Quando na multidão, “olhava ao redor, e que distinguia? Seus olhos apenas viam tristezas na face do próximo. O riso não passava da amargura humana sob disfarce, o mundo não era o que esperava dele... Procurava misturar-se, igualar-se aos demais, fundir-se no todo, e percebia que jamais o conseguiria”. E tal singularidade em Ladislau roía-lhe a carne e o juízo. “Na casa de Bezerra Lopes, o poeta estendeu-lhe a mão. E ele apertou-a, como algum náufrago se agarra a uma esperança salvadora”. Mas somente o homem salva a si mesmo. “Não. Não adiantava. Sua vida vinha era de dentro para fora. Da criança de pés descalços nas ruas largas e vazias da cidade humilde, onde ninguém sabia o que fazer do tempo, e os meninos se educavam com as histórias de cangaceiros, de buracos de balas, de furos de faca, de surras dadas pela polícia, de pedidos para votar em doutor fulano para deputado, da pobreza e da fome. Sim, da pobreza e da fome...”. E seguimos o calvário de Ladislau, descrito de forma respeitosa pela pena de Pedrosa. “ Não se esqueça da gente”, dizem milhões de donas Hildas, espectros de sua madrasta, e “a noite envelhece”.

Milton Pedrosa. “De lá de Mossoró, ele saíra. Não podia sair dele próprio. Do que ficava por dentro. Disso não tinha conseguido fugir, libertar-se definitivamente... O vazio que sentia era um peso obrigando-o a refugiar-se no passado. Era um rio onde outras vidas vinham a se despejar.” E nas pegadas desses passos cegos é que formou a riqueza telúrica desta grande obra. O romance de Mossoró.

Honra imerecida

Hoje, imerecidamente, passo a ocupar a cadeira de número 30, da Academia Mossoroense de Letras (AMOL), cujo patrono é o ícone da imprensa mossoroense Jeremias Nogueira da Rocha, e o seu primeiro ocupante foi ninguém menos do que um dos maiores homens das letras desta terra de Santa Luzia: o contista, cronista, novelista, romancista Milton de Albuquerque Pedrosa. Nascido em Mossoró, aos 17 de novembro de 1911; sim, estamos no ano do seu centenário de nascimento, e a ele rendo todas as graças e vivas desta noite.

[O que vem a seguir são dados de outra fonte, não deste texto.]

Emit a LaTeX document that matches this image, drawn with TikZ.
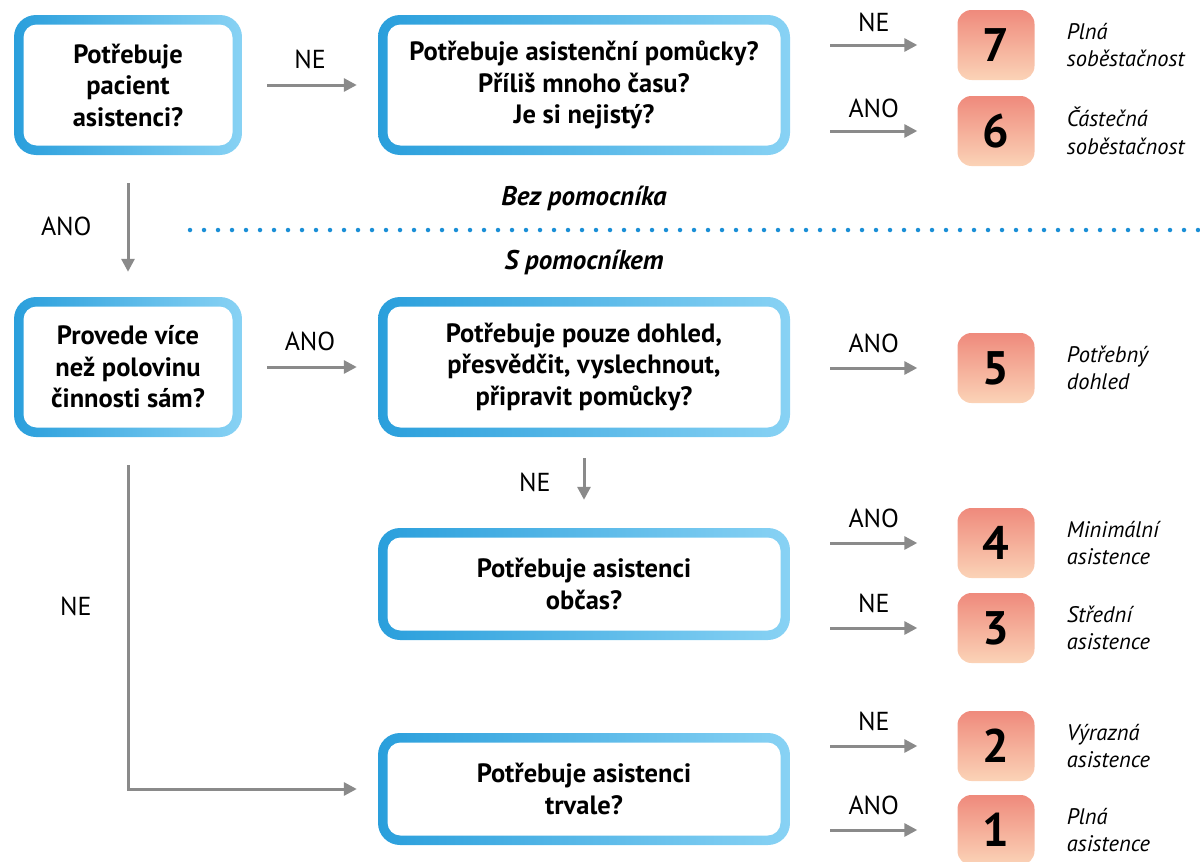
\documentclass[tikz,border=0pt]{standalone}
\usepackage{fontspec}
\setmainfont{PT Sans}
\usepackage{xcolor}
\usepackage{tikz}
\usetikzlibrary{calc,positioning,arrows.meta}

\definecolor{boxdark}{HTML}{2A9FDC}
\definecolor{boxlight}{HTML}{88D2F4}
\definecolor{numtop}{HTML}{EF8A7C}
\definecolor{numbot}{HTML}{FBD3B7}
\definecolor{arrowgray}{HTML}{8A8A8A}
\definecolor{dotblue}{HTML}{1B8FD6}

\tikzset{
  question/.style={rounded corners=22pt, left color=boxdark, right color=boxlight,
    minimum height=140pt, inner sep=0pt, align=center,
    font=\fontsize{26.5}{31.5}\selectfont\bfseries,
    path picture={\fill[white, rounded corners=13pt]
      ($(path picture bounding box.south west)+(9.5pt,9.5pt)$) rectangle
      ($(path picture bounding box.north east)-(9.5pt,9.5pt)$);}},
  level/.style={rounded corners=14pt, top color=numtop, bottom color=numbot,
    minimum width=77pt, minimum height=70pt, inner sep=0pt,
    font=\fontsize{47}{47}\selectfont\bfseries},
  outcome/.style={inner sep=0pt, align=left, font=\fontsize{22.5}{27.5}\selectfont\itshape},
  flow/.style={arrowgray, line width=3pt, -{Triangle[length=13pt,width=13pt]}},
  answer/.style={inner sep=0pt, text=black, font=\fontsize{26}{26}\selectfont},
}

\begin{document}
\begin{tikzpicture}[x=1pt,y=-1pt]
\useasboundingbox (0,0) rectangle (1200,862);
\clip (0,0) rectangle (1200,862);

% Question boxes
\node[question, minimum width=228pt] (pac) at (128,85) {Potřebuje\\pacient\\asistenci?};
\node[question, minimum width=412pt] (pom) at (584,85) {Potřebuje asistenční pomůcky?\\Příliš mnoho času?\\Je si nejistý?};
\node[question, minimum width=228pt] (pol) at (128,367) {Provede více\\než polovinu\\činnosti sám?};
\node[question, minimum width=412pt] (doh) at (584,367) {Potřebuje pouze dohled,\\přesvědčit, vyslechnout,\\připravit pomůcky?};
\node[question, minimum width=412pt, minimum height=112pt] (obc) at (584,584) {Potřebuje asistenci\\občas?};
\node[question, minimum width=412pt, minimum height=112pt] (trv) at (584,789) {Potřebuje asistenci\\trvale?};

% Levels 7 .. 1
\node[level] (n7) at (996,45) {7};
\node[level] (n6) at (996,131) {6};
\node[level] (n5) at (996,368) {5};
\node[level] (n4) at (996,543) {4};
\node[level] (n3) at (996,628) {3};
\node[level] (n2) at (996,746) {2};
\node[level] (n1) at (996,830) {1};

\node[outcome, right=32pt of n7] (t7) {Plná\\soběstačnost};
\node[outcome, right=32pt of n6] (t6) {Částečná\\soběstačnost};
\node[outcome, right=32pt of n5] (t5) {Potřebný\\dohled};
\node[outcome, right=32pt of n4] (t4) {Minimální\\asistence};
\node[outcome, right=32pt of n3] (t3) {Střední\\asistence};
\node[outcome, right=32pt of n2] (t2) {Výrazná\\asistence};
\node[outcome, right=32pt of n1] (t1) {Plná\\asistence};

% Without / with helper
\draw[dotblue, line width=4.5pt, line cap=round, dash pattern=on 0pt off 14pt] (190,230) -- (1200,230);
\node[font=\fontsize{27}{27}\selectfont\bfseries\itshape] (bez) at (584,198) {Bez pomocníka};
\node[font=\fontsize{27}{27}\selectfont\bfseries\itshape] (spo) at (584,262) {S pomocníkem};

% Arrows between questions
\draw[flow, shorten <=25pt, shorten >=21pt] (pac) -- node[answer, midway, above=15pt] {NE} (pom);
\draw[flow, shorten <=28pt, shorten >=25pt] (pac) -- node[answer, midway, left=35pt] {ANO} (pol);
\draw[flow, shorten <=25pt, shorten >=21pt] (pol) -- node[answer, midway, above=15pt] {ANO} (doh);
\draw[flow, shorten <=21pt, shorten >=28pt] (doh) -- node[answer, midway, left=32pt] {NE} (obc);
\draw[flow, shorten <=28pt, shorten >=21pt] (pol.south) |- node[answer, pos=0.24, left=35pt] {NE} (trv.west);

% Arrows to levels
\draw[flow, shorten <=40pt, shorten >=40pt] (pom.east |- n7) -- node[answer, midway, above=12pt] {NE} (n7);
\draw[flow, shorten <=40pt, shorten >=40pt] (pom.east |- n6) -- node[answer, midway, above=12pt] {ANO} (n6);
\draw[flow, shorten <=40pt, shorten >=40pt] (doh.east |- n5) -- node[answer, midway, above=14pt] {ANO} (n5);
\draw[flow, shorten <=40pt, shorten >=40pt] (obc.east |- n4) -- node[answer, midway, above=14pt] {ANO} (n4);
\draw[flow, shorten <=40pt, shorten >=40pt] (obc.east |- n3) -- node[answer, midway, above=14pt] {NE} (n3);
\draw[flow, shorten <=40pt, shorten >=40pt] (trv.east |- n2) -- node[answer, midway, above=14pt] {NE} (n2);
\draw[flow, shorten <=40pt, shorten >=40pt] (trv.east |- n1) -- node[answer, midway, above=14pt] {ANO} (n1);
\end{tikzpicture}
\end{document}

Por que imerecidamente?! Explico. Aprendiz de escritor com um livro de contos Licânia (2007), com um livro de minicontos - Lápis nas veias (2009) e, hoje, nesta noite de 27 de maio de 2011, a lançar um pretenso livro de poemas – Novenário de espinhos, como poderia ser digno de ocupar a vaga de um mestre de mais de uma dúzia de belos livros? A face de Marta (contos); Passos cegos (romance); O homem que não gostava de cães (contos); Noite e esperança (novela); O diabo é meu amigo (teatro); Américo, este mundo e o outro (romance); Bibi e os Gonguêos (contos); Gol de letra (ensaio e antologia); Futebol tem cada uma... (sob o pseudônimo de Armando M. Graça); Fantasma em Orós (romance); A velha e os gatos (contos – coletânea)..., dentre outros.

Familiares de Milton Pedrosa, familiares desse mossoroense falecido no Rio de Janeiro aos 21 de dezembro de 1996: nossa gente, nossa imprensa, nossos homens e mulheres e, em especial, esta Casa de Cultura não podem deixar de render aleluias literárias a tão grande mestre, a esse Pedrosa reconhecido nacional e internacionalmente. Com livros traduzidos para o russo, o romeno e o espanhol.

E a você, meu caro Milton, prometo dedicar-me, com arte e engenho, a ser um pouco mais digno da sua augusta memória. A AMOL, que porta a honra de ter em seus quadros o seu nome, nunca será um Paraíso Perdido.

A todos os presentes, em especial aos meus pais, aos meus familiares, aos amigos que promoveram esta noite, na pessoa de Francinete, (sem esquecer a minha musa Biscuí), o meu muito, o meu muitíssimo obrigado.